The UN’s International Maritime Organization, responsible for regulating shipping, has previously committed to halving the industry’s greenhouse gas emissions by 2050 compared to 2008 levels. A key IMO committee is expected to agree to a net-zero emissions target by around 2050 after secretive talks. However, a strategy to accomplish this goal still needs to be developed.

One crucial element of the strategy should be mandating vessels to switch to zero-carbon fuels, similar to the transition happening in the automobile industry. Implementing a carbon emissions pricing mechanism is also essential. While the European Union has plans to include shipping in its emissions trading scheme, a global initiative would have a much greater impact.
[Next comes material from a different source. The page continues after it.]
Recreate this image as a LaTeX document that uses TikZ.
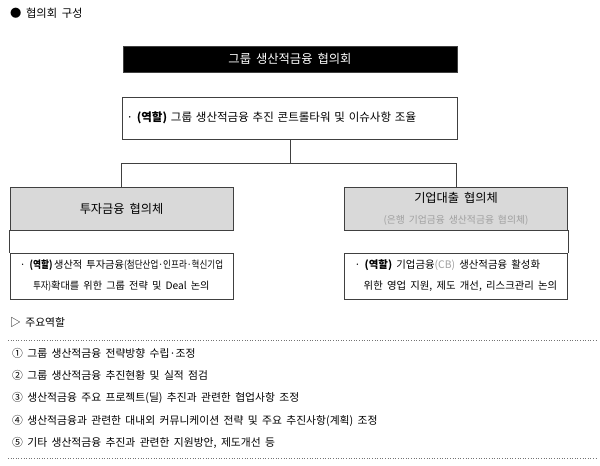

A levy on shipping emissions would provide a strong incentive for shipping companies to invest in zero-carbon fuel vessels. Given the long lifespan of vessels, which can last 20 to 30 years, this shift needs to begin immediately. Additionally, the levy could generate significant revenues to fund the development of new fuel technologies like green hydrogen or ammonia, as well as the transformation of shipping and port infrastructure.

According to the World Bank’s estimate, an international shipping levy could generate an average of $40-60 billion annually between 2025 and 2050. Some of these revenues could be reinvested in maritime transport, while others could aid developing countries in their green transition or compensate vulnerable countries for climate change impacts. However, French President Emmanuel Macron’s efforts to rally support for the levy at a recent summit fell short of expectations.

China is urging poorer countries to oppose a flat levy and stronger decarbonization targets, citing potential supply chain cost increases that could impact the global recovery. Brazil and Argentina are also concerned about the impact of a levy on their commodity exports. However, implementing a levy would take several years, and the long-term costs of not reducing emissions would be far greater. Some poorer countries highly exposed to rising sea levels, like the Marshall Islands, support the levy and are home to one of the world’s largest ship registries.

China has a history of advocating for developing countries, often aligning its own interests with its Belt and Road Initiative. Nevertheless, participants in the IMO talks have observed a clear geopolitical divide between developed and developing countries.

Wealthier countries supporting a shipping emissions levy need to make a stronger case for its implementation. If properly designed, the levy could provide significant funding for modernizing shipping, including in emerging markets, while ensuring an equitable transition. It could play a pivotal role in accelerating decarbonization efforts within a truly global sector that has been slow to respond.